朝起きが悪く、登校前には頭痛や立ちくらみ、めまい、腹痛などのために不登校の原因にもなるケースは少なくありません。中学生のでは約1割に存在するといわれています。
午前中の活動性が低く、夕方にかけて目がさえてくることもあります。スマホやゲーム依存となることも懸念され、夜遅くまで寝付けない、結果的に朝は起きれないなど、悪循環に陥ります。
真面目で周囲の期待に応えて頑張ろうとする子どもに多い傾向がみられ、心理的な要因が関与している場合はそのサポートも必要となります。
症状、病気の原因
症状多くは、自律神経の働きに問題があって起きることが多いです。自律神経とは、血圧や心臓、呼吸、汗、体温などの調節に当たる重要な神経であり、自分の意志では調整ができない器官です。

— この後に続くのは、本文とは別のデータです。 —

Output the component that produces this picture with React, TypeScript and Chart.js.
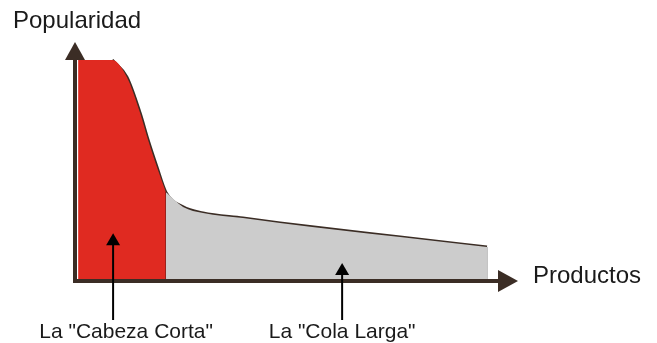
import React, { useEffect, useRef } from "react";
import { Chart, registerables } from "chart.js";

Chart.register(...registerables);

// Curve (x: products 0-100, y: popularity 0-100)
const curveX = [0.7, 8.4, 11.7, 14.7, 16.5, 18.5, 20.5, 24.4, 28.9, 37.9, 46.3, 73.4, 93.0];
const curveY = [92.5, 92.5, 85.4, 70.3, 59.0, 47.7, 37.2, 31.0, 28.5, 26.4, 24.3, 18.4, 14.2];
const headEndIndex = 6; // "Cabeza Corta" ends at this point
const strokeStartIndex = 1;

const yAxisTitle = "Popularidad";
const xAxisTitle = "Productos";
const annotationLabels = ['La "Cabeza Corta"', 'La "Cola Larga"'];
const annotationX = [8.6, 60.3];
const annotationTipY = [20.0, 7.5];

const AXIS_COLOR = "#3b2d25";
const RED = "#e02a21";
const GRAY = "#cccccc";

const pts = (from: number, to: number) =>
  curveX.slice(from, to + 1).map((x, i) => ({ x, y: curveY[from + i] }));

const overlay = {
  id: "overlay",
  afterDatasetsDraw(chart: any) {
    const ctx = chart.ctx as CanvasRenderingContext2D;
    const xs = chart.scales.x;
    const ys = chart.scales.y;
    const x0 = xs.getPixelForValue(0);
    const y0 = ys.getPixelForValue(0);
    const top = ys.getPixelForValue(100);
    const right = xs.getPixelForValue(100);
    ctx.save();
    // axes
    ctx.strokeStyle = AXIS_COLOR;
    ctx.fillStyle = AXIS_COLOR;
    ctx.lineWidth = 4;
    ctx.lineCap = "butt";
    ctx.beginPath();
    ctx.moveTo(x0, y0 + 2);
    ctx.lineTo(x0, top + 15);
    ctx.moveTo(x0 - 2, y0);
    ctx.lineTo(right - 15, y0);
    ctx.stroke();
    ctx.beginPath();
    ctx.moveTo(x0, top);
    ctx.lineTo(x0 - 10, top + 18);
    ctx.lineTo(x0 + 10, top + 18);
    ctx.closePath();
    ctx.fill();
    ctx.beginPath();
    ctx.moveTo(right, y0);
    ctx.lineTo(right - 20, y0 - 11);
    ctx.lineTo(right - 20, y0 + 11);
    ctx.closePath();
    ctx.fill();

    // titles
    ctx.fillStyle = "#1a1a1a";
    ctx.font = "24px 'Liberation Sans', Arial, sans-serif";
    ctx.textBaseline = "alphabetic";
    ctx.textAlign = "left";
    ctx.fillText(yAxisTitle, 13, 28);
    ctx.fillText(xAxisTitle, right + 15, y0 + 2);

    // annotations
    ctx.strokeStyle = "#000";
    ctx.fillStyle = "#000";
    ctx.lineWidth = 2;
    ctx.font = "21px 'Liberation Sans', Arial, sans-serif";
    ctx.textAlign = "center";
    annotationLabels.forEach((label, i) => {
      const ax = xs.getPixelForValue(annotationX[i]);
      const tip = ys.getPixelForValue(annotationTipY[i]);
      ctx.beginPath();
      ctx.moveTo(ax, y0 + 39);
      ctx.lineTo(ax, tip + 8);
      ctx.stroke();
      ctx.beginPath();
      ctx.moveTo(ax, tip);
      ctx.lineTo(ax - 7, tip + 12);
      ctx.lineTo(ax + 7, tip + 12);
      ctx.closePath();
      ctx.fill();
      ctx.fillStyle = "#1a1a1a";
      ctx.fillText(label, ax + (i === 0 ? 13 : 0), y0 + 57);
      ctx.fillStyle = "#000";
    });
    ctx.restore();
  },
};

export default function App() {
  const ref = useRef<HTMLCanvasElement>(null);
  useEffect(() => {
    document.body.style.margin = "0";
    const headEnd = curveX[headEndIndex];
    const chart = new Chart(ref.current!, {
      type: "line",
      data: {
        datasets: [
          {
            data: pts(0, headEndIndex),
            fill: "origin",
            backgroundColor: RED,
            borderWidth: 0,
            pointRadius: 0,
            cubicInterpolationMode: "monotone",
          },
          {
            data: pts(headEndIndex, curveX.length - 1),
            fill: "origin",
            backgroundColor: GRAY,
            borderColor: "#aaaaaa",
            borderWidth: 0,
            pointRadius: 0,
            cubicInterpolationMode: "monotone",
          },
          {
            data: [
              { x: curveX[curveX.length - 1], y: 0 },
              { x: curveX[curveX.length - 1], y: curveY[curveY.length - 1] },
            ],
            borderColor: "#b0b0b0",
            borderWidth: 1.5,
            pointRadius: 0,
            fill: false,
          },
          {
            data: [
              { x: headEnd, y: 0 },
              { x: headEnd, y: curveY[headEndIndex] },
            ],
            borderColor: "#000",
            borderWidth: 1.5,
            pointRadius: 0,
            fill: false,
          },
          {
            data: pts(strokeStartIndex, curveX.length - 1),
            borderColor: AXIS_COLOR,
            borderWidth: 3,
            pointRadius: 0,
            fill: false,
            cubicInterpolationMode: "monotone",
          },
        ],
      } as any,
      options: {
        animation: false,
        responsive: false,
        devicePixelRatio: 1,
        layout: { padding: { left: 75, right: 139, top: 42, bottom: 62 } },
        plugins: { legend: { display: false }, tooltip: { enabled: false } },
        scales: {
          x: { type: "linear", min: 0, max: 100, display: false },
          y: { min: 0, max: 100, display: false },
        },
      },
      plugins: [overlay],
    });
    return () => chart.destroy();
  }, []);
  return (
    <div style={{ position: "fixed", left: 0, top: 0, width: 657, height: 343, background: "#fff" }}>
      <canvas ref={ref} width={657} height={343} style={{ display: "block" }} />
    </div>
  );
}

自律神経には、交感神経と副交感神経の2種類があり、この2つの神経が体の働きのバランスをとっています。起立性調節障害は、このバランスが悪いため、血圧の調節がうまくいかず、脳や心臓への血液が不足し、立ちくらみや動悸などの症状が出るといわれています。
影響を及ぼす因子
起立性調節障害は
- 自律神経の機能障害
- 季節や気候の変化
- 生活リズムの乱れ
- 心理社会的ストレス
など
様々な環境下において、発症(症状の悪化)します。
起立性調節障害の治療
症状や検査の結果に合わせた適切な治療を
「体も心も過ごしやすい生活環境を整えることが大切である」という考えを持ち、根気よく病気と取り組む態度が望まれます。
治療は、症状や検査の結果から、いくつかを組み合わせて行われます。
一般療法
生活のリズムを整えるため、日常生活の中で出来るものはたくさんあります。
- 早寝早起き
- 散歩などの軽い運動
- 起きる時の姿勢
- 食事の仕方 など
自律訓練法
自律神経機能を高めるために行う自宅で出来る訓練法があります。
理学療法
ストレッチ体操や、皮膚を冷水で鍛えるなどの方法が検討されます。
心理療法
いろいろ話を聞き、病気に隠されている心の問題を、本人や周りの人に気づいてもらうことが大切です。
心療内科でのカウンセリングも必要になるときもあります。
薬物療法
低血圧には血圧を上昇させる薬など、問題となっている症状に対しての投薬があります。